Alan argues that no negotiation on data types is needed if this is requested to only ISDN-style user-to-user data. However, many participants seemed to believe that if the header is there, somebody will use it for something new, and we'll be back to where we were with non-negotiated INFO usages and having to guess about whether the other party understands the payload.

Issue: Header vs. body?

Proposed mechanism is to put the data in a SIP header, whereas our traditional approach to these sorts of things is to use a MIME body. There seemed to be a lack of consensus about this approach in the room.

Topic: Batch NOTIFYs

Led by: Alan Johnston
draft-johnston-sipping-batch-notify-00
Slides presented and included in minutes

The room seems to have a consensus that more discussion at the requirements level is needed before we get into mechanism.

Topic: Context-ID Requirements

Led by: Salvatore Loreto
draft-loreto-sipping-context-id-requirements
Slides presented and included in minutes

Noted that this may be the tip of the iceberg for a larger body of disaggregated media work that we may need to address, and this raises many interesting questions. Further discussion is needed on-list.

Topic: Changes to Referred-By

Led by: Salvatore Loreto
draft-loreto-sipping-3892bis-01
Slides presented and included in minutes

Issue: Including multiple P-Asserted-Identity values in Referred-By

Noted that we need to understand what a receiver does with multiple identity expressions. Also noted that if multiple identities make sense for P-Asserted-Identity, they may make sense for Referred-By.

No conclusion noted.

Topic: Updates to the Updates to Asserted Identity in SIP

Led by: Hadriel Kaplan
draft-kaplan-sipping-pai-responses-00
Slides presented and included in minutes

Noted by chair Dean That the current model "no identity in responses" was driven by security review on the initial work, and that changing to allow use in responses requires overcoming the objections raised at that time, which primarily relate to authentication of responses.

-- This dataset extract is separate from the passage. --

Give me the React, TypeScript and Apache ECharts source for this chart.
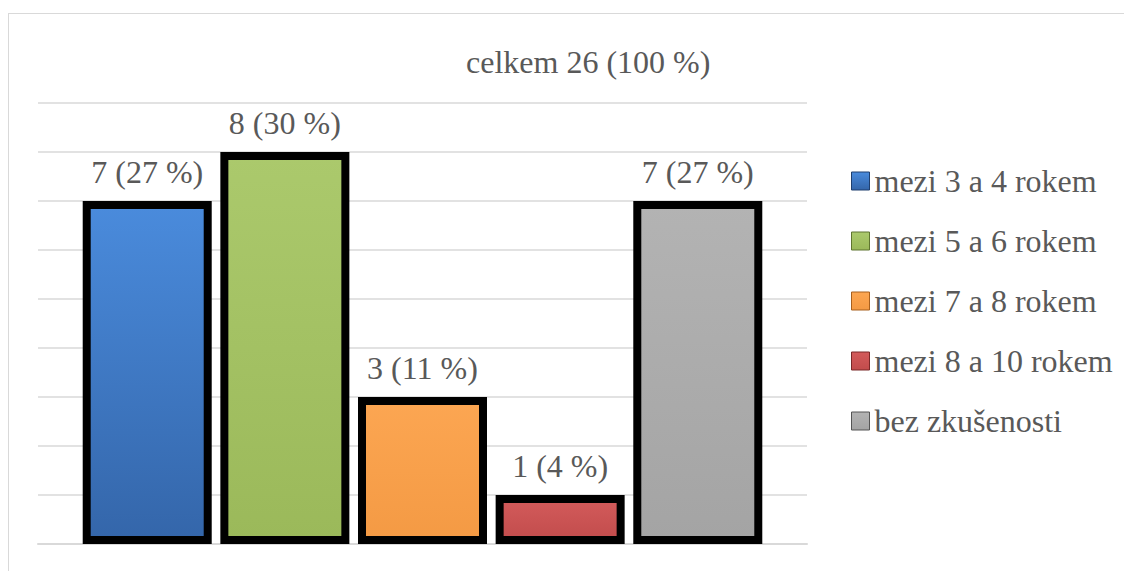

Discussion revealed that there may be use cases, specifically around draft-ietf-sip-outbound, where separate authentication of responses may not be required, and that this mechanism was not available at the time RFC 3325 was developed.

Further discussion was deferred to the list.

Topic: Digest Relay Attack

Led by: Raphael Coeffic
draft-state-sip-relay-attack-00
Slides presented and included in minutes

Initial discussion focused on the threat model in the draft and how this relates to message authentication.

Authors noted that Section 4 is weak and they may wish to remove it.

Chair noted that the question should be "Are these attacks important enough to describe them in BCP, and determine if we have interest in addressing them."